** START **

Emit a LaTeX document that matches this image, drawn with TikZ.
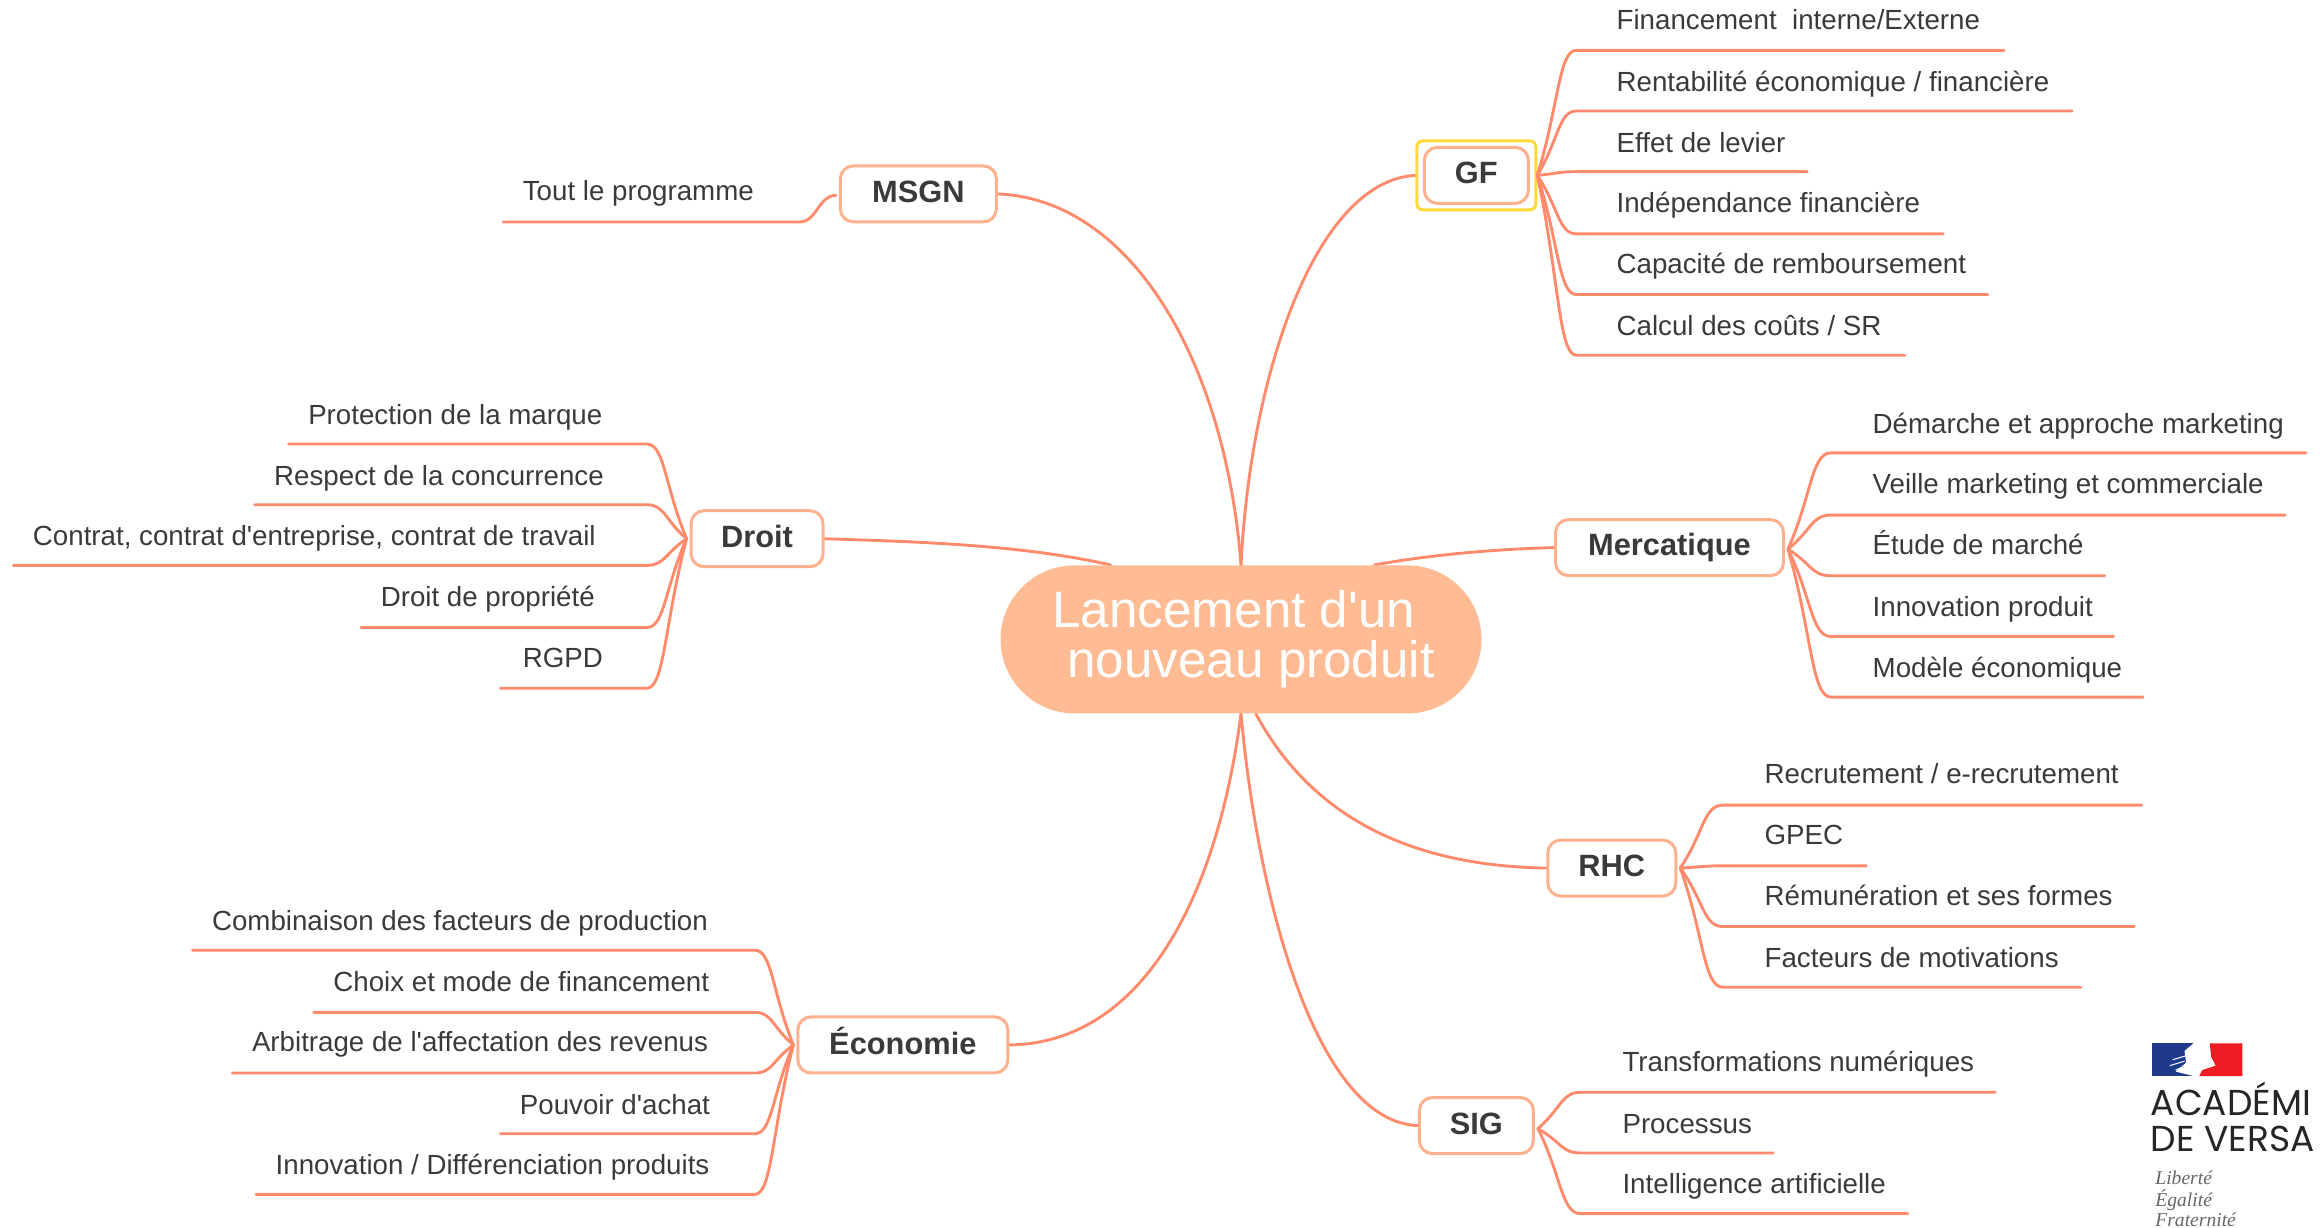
\documentclass[tikz,border=0pt]{standalone}
\usepackage{fontspec}
\setmainfont[Ligatures=TeXOff]{Liberation Sans}
\newfontfamily\logofont{Poppins}
\newfontfamily\mottofont{Liberation Serif}
\usetikzlibrary{calc}
\definecolor{branchc}{HTML}{FF8A6C}
\definecolor{boxc}{HTML}{FFB08C}
\definecolor{rootc}{HTML}{FFBC94}
\definecolor{textc}{HTML}{3A3A3A}
\definecolor{selc}{HTML}{FFD83A}
\pgfdeclarelayer{back}
\pgfsetlayers{back,main}
\tikzset{
  branch/.style={draw=branchc,line width=1.45pt,line cap=round},
  topic/.style={draw=boxc,line width=1.5pt,fill=white,rounded corners=6.5pt,inner sep=0pt,
    font=\fontsize{15.4}{17}\selectfont\bfseries,text=textc,minimum height=28pt},
  leaflabel/.style={anchor=base west,inner sep=0pt,font=\fontsize{13.85}{15}\selectfont,text=textc},
  root/.style={fill=rootc,rounded corners=37pt,inner sep=0pt,minimum width=240.5pt,minimum height=74pt,
    text=white,font=\fontsize{25.6}{25}\selectfont,align=left},
  logotext/.style={anchor=base west,inner sep=0pt,font=\logofont\fontsize{18}{20}\selectfont,text=black!85},
  mottotext/.style={anchor=base west,inner sep=0pt,font=\mottofont\itshape\fontsize{9.8}{11}\selectfont,text=black!60}
}
% id, parent, line start x, line end x, text x, text y, line y, text
\newcommand{\leaf}[8]{%
  \node[leaflabel] (t#1) at (#5,#6+6.7) {#8};
  \coordinate (s#1) at (#3,#7);
  \coordinate (e#1) at (#4,#7);
  \draw[branch] (#2) .. controls ($(#2)!0.55!(s#1)$) and ($(s#1)!0.45!(#2 |- s#1)$) .. (s#1) -- (e#1);
}
\newcommand{\uplabel}[2][2.2pt]{\raisebox{#1}{#2}}
\begin{document}
\begin{tikzpicture}[x=0.74pt,y=-0.74pt]
\useasboundingbox (0,0) rectangle (1568.2,829.7);

% root
\node[root] (ctr) at (838.5,432) {\hspace*{2.5pt}\raisebox{2.2pt}{Lancement d'un}\\\hspace*{10pt}\raisebox{2.2pt}{nouveau produit}};

% topics
\node[topic,minimum width=78pt] (msgn) at (620.5,131) {\uplabel{MSGN}};
\node[topic,minimum width=66pt] (droit) at (511.5,364) {\uplabel{Droit}};
\node[topic,minimum width=105pt] (eco) at (610,706) {\uplabel[3.6pt]{Économie}};
\node[draw=selc,line width=1.5pt,rounded corners=3pt,minimum width=59.5pt,minimum height=34.5pt,inner sep=0pt] (gfsel) at (997.5,118.5) {};
\node[topic,minimum width=52pt] (gf) at (997.5,118.5) {\uplabel{GF}};
\node[topic,minimum width=114pt] (merc) at (1128,370) {\uplabel[1.3pt]{Mercatique}};
\node[topic,minimum width=64pt] (rhc) at (1089,586.5) {\uplabel{RHC}};
\node[topic,minimum width=57pt] (sig) at (997.5,760.5) {\uplabel{SIG}};

% main connectors
\begin{pgfonlayer}{back}
\draw[branch] (ctr.north) .. controls (828,245) and (765,135) .. (msgn.east);
\draw[branch] (ctr.north) .. controls (845,250) and (890,122) .. (gfsel.west);
\draw[branch] ($(ctr.north)+(-88,0)$) .. controls (690,368) and (620,366) .. (droit.east);
\draw[branch] ($(ctr.north)+(90,0)$) .. controls (965,375) and (1010,371) .. (merc.west);
\draw[branch] ($(ctr.south)+(10,0)$) .. controls (885,550) and (950,585) .. (rhc.west);
\draw[branch] (ctr.south) .. controls (850,610) and (890,758) .. (sig.west);
\draw[branch] (ctr.south) .. controls (822,610) and (770,705) .. (eco.east);
\end{pgfonlayer}

% parent points of the leaf branches
\coordinate (pgf) at ($(gf.east)+(5,0)$);
\coordinate (pmerc) at ($(merc.east)+(2,1)$);
\coordinate (prhc) at ($(rhc.east)+(2,0)$);
\coordinate (psig) at ($(sig.east)+(2,2)$);
\coordinate (pmsgn) at ($(msgn.west)+(-2,1)$);
\coordinate (pdroit) at ($(droit.west)+(-2,0)$);
\coordinate (peco) at ($(eco.west)+(-2,0)$);

\leaf{a}{pgf}{1065}{1354}{1092}{13}{34}{Financement\ \ interne/Externe}
\leaf{b}{pgf}{1065}{1400}{1092}{55}{75}{Rentabilité économique / financière}
\leaf{c}{pgf}{1065}{1221}{1092}{96}{116}{Effet de levier}
\leaf{d}{pgf}{1065}{1313}{1092}{137}{158}{Indépendance financière}
\leaf{e}{pgf}{1065}{1343}{1092}{178}{199}{Capacité de remboursement}
\leaf{f}{pgf}{1065}{1287}{1092}{220}{240}{Calcul des coûts / SR}

\leaf{g}{pmerc}{1237}{1558}{1265}{286}{306}{Démarche et approche marketing}
\leaf{h}{pmerc}{1237}{1544}{1265}{327}{348}{Veille marketing et commerciale}
\leaf{i}{pmerc}{1237}{1422}{1265}{368}{389}{Étude de marché}
\leaf{j}{pmerc}{1237}{1428}{1265}{410}{430}{Innovation produit}
\leaf{k}{pmerc}{1237}{1448}{1265}{451}{471}{Modèle économique}

\leaf{l}{prhc}{1164}{1447}{1192}{523}{544}{Recrutement / e-recrutement}
\leaf{m}{prhc}{1164}{1261}{1192}{564}{585}{GPEC}
\leaf{n}{prhc}{1164}{1442}{1192}{605}{626}{Rémunération et ses formes}
\leaf{o}{prhc}{1164}{1406}{1192}{647}{667}{Facteurs de motivations}

\leaf{p}{psig}{1068}{1348}{1096}{717}{738}{Transformations numériques}
\leaf{q}{psig}{1068}{1198}{1096}{759}{779}{Processus}
\leaf{r}{psig}{1068}{1289}{1096}{800}{820}{Intelligence artificielle}

\node[leaflabel] (ts) at (353,135.7) {Tout le programme};
\coordinate (ss) at (540,150);
\coordinate (es) at (340,150);
\draw[branch] (pmsgn) .. controls (553,132) and (552,150) .. (ss) -- (es);

\leaf{t}{pdroit}{437}{195}{208}{280}{300}{Protection de la marque}
\leaf{u}{pdroit}{437}{172}{185}{321}{341}{Respect de la concurrence}
\leaf{v}{pdroit}{437}{9}{22}{362}{382}{Contrat, contrat d'entreprise, contrat de travail}
\leaf{w}{pdroit}{437}{244}{257}{403}{424}{Droit de propriété}
\leaf{x}{pdroit}{437}{338}{353}{444}{465}{RGPD}

\leaf{y}{peco}{510}{130}{143}{622}{642}{Combinaison des facteurs de production}
\leaf{z}{peco}{510}{212}{225}{663}{684}{Choix et mode de financement}
\leaf{aa}{peco}{510}{157}{170}{704}{725}{Arbitrage de l'affectation des revenus}
\leaf{ab}{peco}{510}{338}{351}{746}{766}{Pouvoir d'achat}
\leaf{ac}{peco}{510}{173}{186}{787}{807}{Innovation / Différenciation produits}

% logo
\fill[fill={rgb,255:red,31;green,58;blue,138}] (1454,705) rectangle (1482,727);
\fill[white] (1482,705) -- (1476,710) -- (1477,718) -- (1470,724) -- (1482,727) -- cycle;
\draw[white,line width=0.5pt] (1468,716) -- (1478,713) (1466,720) -- (1476,717) (1470,723) -- (1477,720);
\fill[fill={rgb,255:red,237;green,28;blue,36}] (1493,705) -- (1515,705) -- (1515,727) -- (1486,727) -- (1488,723) -- (1497,720) -- (1494,714) -- cycle;
\node[logotext] (logoa) at (1453,754) {ACADÉMI};
\node[logotext] (logob) at (1453,778) {DE VERSA};
\node[mottotext] (logoc) at (1456,800) {Liberté};
\node[mottotext] (logod) at (1456,815) {Égalité};
\node[mottotext] (logoe) at (1456,829) {Fraternité};
\end{tikzpicture}
\end{document}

** END **

Return only the lines from the start of the data through the line that contains "(ctr) at (838.5,432)", please, copying them exactly and omitting all pictures.

Emit a LaTeX document that matches this image, drawn with TikZ.
\documentclass[tikz,border=0pt]{standalone}
\usepackage{fontspec}
\setmainfont[Ligatures=TeXOff]{Liberation Sans}
\newfontfamily\logofont{Poppins}
\newfontfamily\mottofont{Liberation Serif}
\usetikzlibrary{calc}
\definecolor{branchc}{HTML}{FF8A6C}
\definecolor{boxc}{HTML}{FFB08C}
\definecolor{rootc}{HTML}{FFBC94}
\definecolor{textc}{HTML}{3A3A3A}
\definecolor{selc}{HTML}{FFD83A}
\pgfdeclarelayer{back}
\pgfsetlayers{back,main}
\tikzset{
  branch/.style={draw=branchc,line width=1.45pt,line cap=round},
  topic/.style={draw=boxc,line width=1.5pt,fill=white,rounded corners=6.5pt,inner sep=0pt,
    font=\fontsize{15.4}{17}\selectfont\bfseries,text=textc,minimum height=28pt},
  leaflabel/.style={anchor=base west,inner sep=0pt,font=\fontsize{13.85}{15}\selectfont,text=textc},
  root/.style={fill=rootc,rounded corners=37pt,inner sep=0pt,minimum width=240.5pt,minimum height=74pt,
    text=white,font=\fontsize{25.6}{25}\selectfont,align=left},
  logotext/.style={anchor=base west,inner sep=0pt,font=\logofont\fontsize{18}{20}\selectfont,text=black!85},
  mottotext/.style={anchor=base west,inner sep=0pt,font=\mottofont\itshape\fontsize{9.8}{11}\selectfont,text=black!60}
}
% id, parent, line start x, line end x, text x, text y, line y, text
\newcommand{\leaf}[8]{%
  \node[leaflabel] (t#1) at (#5,#6+6.7) {#8};
  \coordinate (s#1) at (#3,#7);
  \coordinate (e#1) at (#4,#7);
  \draw[branch] (#2) .. controls ($(#2)!0.55!(s#1)$) and ($(s#1)!0.45!(#2 |- s#1)$) .. (s#1) -- (e#1);
}
\newcommand{\uplabel}[2][2.2pt]{\raisebox{#1}{#2}}
\begin{document}
\begin{tikzpicture}[x=0.74pt,y=-0.74pt]
\useasboundingbox (0,0) rectangle (1568.2,829.7);

% root
\node[root] (ctr) at (838.5,432) {\hspace*{2.5pt}\raisebox{2.2pt}{Lancement d'un}\\\hspace*{10pt}\raisebox{2.2pt}{nouveau produit}};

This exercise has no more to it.